Precision Manufacturing Revolution

• Cross-Industry Application of Semiconductor Lithography Technology: The manufacturing of micro-nano structures for planar optical lenses relies on advanced lithography processes. The Yuelu Mountain Industrial Innovation Center team adopted nanoimprint lithography to achieve feature sizes as small as 200 nm on glass substrates, with surface roughness controlled below 1 nm RMS. This process, combined with plasma etching and atomic layer deposition, enables mass production of large-diameter planar lenses.  

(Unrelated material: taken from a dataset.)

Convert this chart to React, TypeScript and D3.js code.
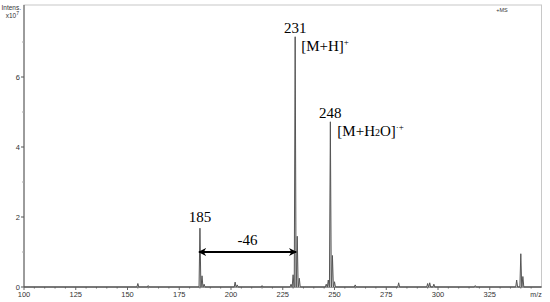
import React from "react";
import * as d3 from "d3";

// peaks: m/z and intensity (x10^7)
const peakMz = [155, 160, 185, 186, 187, 202, 203, 215, 229, 230, 231, 232, 233, 246, 247, 248, 249, 250, 260, 281, 295, 296, 298, 318, 338, 340, 341];
const peakInt = [0.1, 0.04, 1.68, 0.32, 0.08, 0.14, 0.06, 0.04, 0.08, 0.35, 7.15, 1.45, 0.25, 0.08, 0.2, 4.72, 0.9, 0.15, 0.06, 0.12, 0.1, 0.12, 0.08, 0.04, 0.2, 0.95, 0.3];

const xTicks = [100, 125, 150, 175, 200, 225, 250, 275, 300, 325];
const yTicks = [0, 2, 4, 6];
const yMinor = [1, 3, 5, 7];

const W = 550;
const H = 302;

const App = () => {
  const svgRef = React.useRef<SVGSVGElement>(null);

  React.useEffect(() => {
    const x = d3.scaleLinear().domain([100, 350]).range([24, 541.5]);
    const y = d3.scaleLinear().domain([0, 8]).range([287, 7]);

    const svg = d3.select(svgRef.current);
    svg.selectAll("*").remove();

    // frame
    svg
      .append("rect")
      .attr("x", x(100))
      .attr("y", 5)
      .attr("width", x(350) - x(100))
      .attr("height", y(0) - 5)
      .attr("fill", "none")
      .attr("stroke", "#c8c8c8")
      .attr("stroke-width", 1);

    // left axis
    svg
      .append("line")
      .attr("x1", x(100))
      .attr("x2", x(100))
      .attr("y1", 5)
      .attr("y2", y(0))
      .attr("stroke", "#555");
    svg
      .selectAll(".ytick")
      .data(yTicks)
      .enter()
      .append("line")
      .attr("x1", x(100) - 3)
      .attr("x2", x(100))
      .attr("y1", (d) => y(d))
      .attr("y2", (d) => y(d))
      .attr("stroke", "#555");
    svg
      .selectAll(".yminor")
      .data(yMinor)
      .enter()
      .append("line")
      .attr("x1", x(100) - 2)
      .attr("x2", x(100))
      .attr("y1", (d) => y(d))
      .attr("y2", (d) => y(d))
      .attr("stroke", "#aaa");
    svg
      .selectAll(".ylab")
      .data(yTicks)
      .enter()
      .append("text")
      .attr("x", x(100) - 4)
      .attr("y", (d) => y(d) + 2.5)
      .attr("text-anchor", "end")
      .attr("font-family", "Liberation Sans, Arial, sans-serif")
      .attr("font-size", 7.5)
      .attr("fill", "#333")
      .text((d) => d);

    // bottom axis
    svg
      .append("line")
      .attr("x1", x(100))
      .attr("x2", x(350))
      .attr("y1", y(0))
      .attr("y2", y(0))
      .attr("stroke", "#555");
    svg
      .selectAll(".xminor")
      .data(d3.range(100, 350, 5))
      .enter()
      .append("line")
      .attr("x1", (d) => x(d))
      .attr("x2", (d) => x(d))
      .attr("y1", y(0))
      .attr("y2", (d) => y(0) + (d % 25 === 0 ? 3 : 1.5))
      .attr("stroke", "#666");
    svg
      .selectAll(".xlab")
      .data(xTicks)
      .enter()
      .append("text")
      .attr("x", (d) => x(d))
      .attr("y", 297)
      .attr("text-anchor", "middle")
      .attr("font-family", "Liberation Sans, Arial, sans-serif")
      .attr("font-size", 7.5)
      .attr("fill", "#333")
      .text((d) => d);
    svg
      .append("text")
      .attr("x", 536)
      .attr("y", 297)
      .attr("text-anchor", "middle")
      .attr("font-family", "Liberation Sans, Arial, sans-serif")
      .attr("font-size", 7)
      .attr("fill", "#333")
      .text("m/z");

    // corner labels
    svg
      .append("text")
      .attr("x", 21)
      .attr("y", 10)
      .attr("text-anchor", "end")
      .attr("font-family", "Liberation Sans, Arial, sans-serif")
      .attr("font-size", 6.5)
      .attr("fill", "#333")
      .text("Intens.");
    const xl = svg
      .append("text")
      .attr("x", 19)
      .attr("y", 18)
      .attr("text-anchor", "end")
      .attr("font-family", "Liberation Sans, Arial, sans-serif")
      .attr("font-size", 6.5)
      .attr("fill", "#333");
    xl.append("tspan").text("x10");
    xl.append("tspan").attr("dy", -3).attr("font-size", 5).text("7");
    svg
      .append("text")
      .attr("x", 502)
      .attr("y", 12)
      .attr("text-anchor", "middle")
      .attr("font-family", "Liberation Sans, Arial, sans-serif")
      .attr("font-size", 5.5)
      .attr("fill", "#333")
      .text("+MS");

    // spectrum trace
    const pts: [number, number][] = [[100, 0]];
    peakMz.forEach((m, i) => {
      pts.push([m - 0.45, 0], [m, peakInt[i]], [m + 0.45, 0]);
    });
    pts.push([350, 0]);
    const line = d3
      .line<[number, number]>()
      .x((d) => x(d[0]))
      .y((d) => y(d[1]));
    svg
      .append("path")
      .datum(pts)
      .attr("d", line)
      .attr("fill", "#ddd")
      .attr("stroke", "#555")
      .attr("stroke-width", 1);

    // annotations
    const serif = "Liberation Serif, 'Times New Roman', serif";
    const ann = (t: string, xx: number, yy: number, anchor: string) =>
      svg
        .append("text")
        .attr("x", xx)
        .attr("y", yy)
        .attr("text-anchor", anchor)
        .attr("font-family", serif)
        .attr("font-size", 15)
        .attr("fill", "#000")
        .text(t);

    const hOf = (m: number) => peakInt[peakMz.indexOf(m)];
    ann("185", x(185), y(hOf(185)) - 6, "middle");
    ann("231", x(231), y(hOf(231)) - 4, "middle");
    ann("248", x(248), y(hOf(248)) - 4, "middle");

    const mh = ann("[M+H]", x(231) + 6, y(hOf(231)) + 14, "start");
    mh.append("tspan").attr("dy", -6).attr("font-size", 9).text("+");

    const mho = svg
      .append("text")
      .attr("x", x(248) + 7)
      .attr("y", y(hOf(248)) + 14)
      .attr("font-family", serif)
      .attr("font-size", 15)
      .attr("fill", "#000");
    mho.append("tspan").text("[M+H");
    mho.append("tspan").attr("font-size", 10).text("2");
    mho.append("tspan").text("O]");
    mho.append("tspan").attr("dy", -6).attr("font-size", 9).text("·+");

    // double arrow 185 -> 231
    const defs = svg.append("defs");
    ["s", "e"].forEach((k) => {
      defs
        .append("marker")
        .attr("id", "arr-" + k)
        .attr("viewBox", "0 0 10 10")
        .attr("refX", 9)
        .attr("refY", 5)
        .attr("markerWidth", 4)
        .attr("markerHeight", 4)
        .attr("orient", k === "e" ? "auto" : "auto-start-reverse")
        .append("path")
        .attr("d", "M0,0 L10,5 L0,10 L3,5 Z")
        .attr("fill", "#000");
    });
    const ay = y(1.0);
    svg
      .append("line")
      .attr("x1", x(185) - 1)
      .attr("x2", x(231) + 1)
      .attr("y1", ay)
      .attr("y2", ay)
      .attr("stroke", "#000")
      .attr("stroke-width", 2)
      .attr("marker-start", "url(#arr-s)")
      .attr("marker-end", "url(#arr-e)");
    ann("-46", (x(185) + x(231)) / 2, ay - 7, "middle");
  }, []);

  return (
    <svg
      ref={svgRef}
      width={W}
      height={H}
      style={{ position: "absolute", left: 0, top: 0, background: "#fff" }}
    />
  );
};

export default App;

• Breakthrough in Ultra-Precision Molding Technology: Mass production of glass aspherical lenses depends on precision molding technology. Industry leaders have improved processing accuracy to the sub-micron level, with surface shape accuracy reaching 0.1 μm RMS and surface roughness Ra < 1 nm. Hoya’s GMP (Glass Molding Press) technology uses silicon carbide molds to mold optical glass at 600°C, achieving daily production capacity of tens of thousands of pieces and reducing the cost of high-end aspherical lenses by 60%.  

• Widespread Application of Active Alignment Technology: AR/VR lens assembly requires micron-level precision, which traditional passive alignment cannot meet. Active Alignment technology detects imaging quality in real time during assembly and achieves optimal optical centering through 6-axis automatic adjustment. Sunny Optical’s active alignment production line controls lens assembly accuracy within ±1 μm, increasing product yield to over 95%.